Thursday, January 05, 2006

Impulsiveness


As you can probably tell, I enjoy an occasional cigar--good cigar, and one of my temptations is going onto JR Cigar's web site, specifically to the auction department, to bid on a box of my favorites--Nat Sherman's Host Selection. Well, last night after a long day, and while I was waiting on the Wednesday night Bible Study group to gather, I succumbed to the temptation and, amazingly, found a $100 box of my favorites on the bidding block, with the highest bid at only $55 and only 19 minutes left for bidding! Now the temptation really increased, almost to the lusting department! I tried my best NOT to place a bid but I got the "couldn't-help-its" and made my bid--$56! (I must admit that I cut my odds a bit by waiting until about five seconds before the bidding time was up.) Anyway, I won (or lost, depending on how you look at it) and will soon be receiving a full box of 25 Nat Sherman cigars (36 X 8)! To tell you the truth, it will take me forever to smoke that many cigars, so I will have to give some to my stogey smoking buddy, Bobby Olsen and my favorite grave digger, Jack.

There is another side of this story that you should know. Our medical insurance provider (State Health Benefit Plan) adds a $40 per month surcharge to the premium of those who have used any tobacco product in the past twelve months, so guess what: we get to pay that premium! Now the way I figure it (if my math is correct and it usually is) by the time I give some of the cigars away, leaving a few for me to smoke over the next year, each cigar will have cost me about $45! Now that is a deal!

Now that I have your attention, allow me to make my point: how many times in your life have you on impulse "closed a deal" that looked good (really good) on the surface but proved to be about as foolish (if not much more) than the one I just described? Take marriage, for example: almost everyone I know (everyone, in fact) "closed the deal" on marriage thinking they had just made the deal of a lifetime but . . . but someone failed to tell them about the surcharges that come with the deal. Oh, it doesn't take long before reality sets in and when it does--WOW!

I think Jacob knew something about this when he first saw Rachael and thought he was about to make the deal of his lifetime, only to learn that the surcharges were extremely high. Even so, she was worth the cost to him because he loved her, so he plowed ahead eagerly waiting for the "bidding time" to end, so he could have the "girl of his dreams." As you remember, things got worse (actually, much worse) because when he was finally able to "close the deal of his lifetime" and marry Rachael, he woke up the next morning wondering, "Who is this woman?" Rather than marrying Rachael, he had been deceived and wound up with Leah, and for him there was a major difference, a difference that upped the surcharges considerably!

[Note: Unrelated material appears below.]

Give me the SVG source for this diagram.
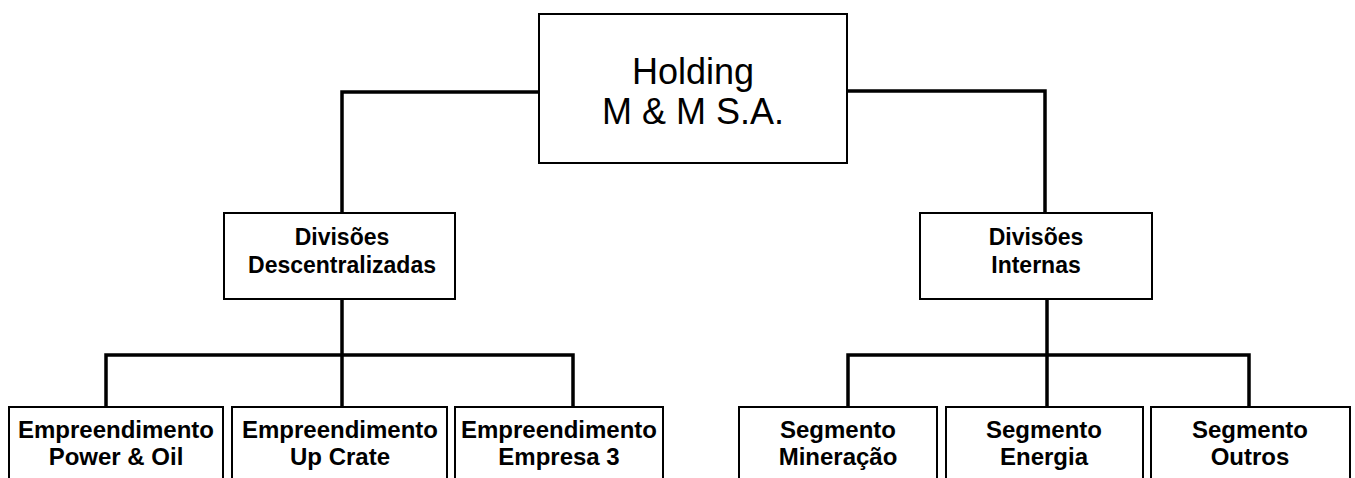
<svg xmlns="http://www.w3.org/2000/svg" width="1355" height="478" viewBox="0 0 1355 478">
<style>
.box{fill:#fff;stroke:#000;stroke-width:2}
.con{fill:none;stroke:#000;stroke-width:3.5;stroke-linejoin:miter}
.t{font-family:"Liberation Sans",Arial,sans-serif;text-anchor:middle;fill:#000}
.b{font-weight:bold;font-size:24px}
.d{font-weight:bold;font-size:23px}
.h{font-size:36px}
</style>
<rect width="1355" height="478" fill="#fff"/>
<g id="connectors">
<polyline class="con" points="539,92 342,92 342,213"/>
<polyline class="con" points="847,91 1045,91 1045,213"/>
<line class="con" x1="342" y1="299" x2="342" y2="407"/>
<polyline class="con" points="106,407 106,355 573,355 573,407"/>
<line class="con" x1="1047" y1="299" x2="1047" y2="407"/>
<polyline class="con" points="848,407 848,355 1249,355 1249,407"/>
</g>
<g id="holding">
<rect class="box" x="539" y="14" width="308" height="149"/>
<text class="t h" x="693" y="84">Holding</text>
<text class="t h" x="693" y="124">M &amp; M S.A.</text>
</g>
<g id="div-desc">
<rect class="box" x="224" y="213" width="231" height="86"/>
<text class="t d" x="342" y="245">Divisões</text>
<text class="t d" x="342" y="273">Descentralizadas</text>
</g>
<g id="div-int">
<rect class="box" x="920" y="213" width="232" height="86"/>
<text class="t d" x="1036" y="245">Divisões</text>
<text class="t d" x="1036" y="273">Internas</text>
</g>
<g id="emp1">
<rect class="box" x="9" y="407" width="214" height="100"/>
<text class="t b" x="116" y="438">Empreendimento</text>
<text class="t b" x="116" y="465">Power &amp; Oil</text>
</g>
<g id="emp2">
<rect class="box" x="232" y="407" width="215" height="100"/>
<text class="t b" x="340" y="438">Empreendimento</text>
<text class="t b" x="340" y="465">Up Crate</text>
</g>
<g id="emp3">
<rect class="box" x="455" y="407" width="208" height="100"/>
<text class="t b" x="559" y="438">Empreendimento</text>
<text class="t b" x="559" y="465">Empresa 3</text>
</g>
<g id="seg1">
<rect class="box" x="739" y="407" width="198" height="100"/>
<text class="t b" x="838" y="438">Segmento</text>
<text class="t b" x="838" y="465">Mineração</text>
</g>
<g id="seg2">
<rect class="box" x="946" y="407" width="197" height="100"/>
<text class="t b" x="1044" y="438">Segmento</text>
<text class="t b" x="1044" y="465">Energia</text>
</g>
<g id="seg3">
<rect class="box" x="1151" y="407" width="199" height="100"/>
<text class="t b" x="1250" y="438">Segmento</text>
<text class="t b" x="1250" y="465">Outros</text>
</g>
</svg>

Christianity is, surely, the deal of a lifetime; nothing can compare or compete with it. However, I must tell you that no one ever told me about the surcharges that accompany the deal. (I am not trying to be irreverent, just honest.) I honestly think that had I known what I now know, I would not have been quite as eager to "join the ranks" of God's army.

You see, no one ever told me how the system really works (die in order to live; give in order to receive; forgive in order to be forgiven; broken in order to be healed; poured out in order to pour out; shipwrecked before smoothe sailing, rods before obedience, crosses before life) so I assumed that once I "got it all right" my life would be, well, "hunky dorey" and "getting it all right" did not appear to be that big of a deal. Why there were only ten rules and, surely, I could obey them.

When I "became a Christian," I honestly thought I had closed on the deal of a lifetime, and I had but it takes a whole lot of living and even more sinning before the "Polaroid" print develops and you, actually, see the true picture. Even then, you sometimes wonder if it is really worth it?

Of this I am convinced: the Christian life, as it is presented today, is a far cry from what it was in Jesus mind, when He walked the dusty roads of Israel, among the "apples of His Father's eyes." It is now obvious, at least to me, that God has one thing in mind and only one thing and it has nothing to do with my (or your) happiness or pleasure; instead, it has to do with His being glorified in and through our weaknesses because it is our weaknesses that drive us to Jesus. I know: this sounds like God has a "sick" personality but when YOU see (really see) the truth, what is now so hard and so distasteful, will in the end prove to be "a land flowing with milk and honey!" His deals really are the deals of a lifetime!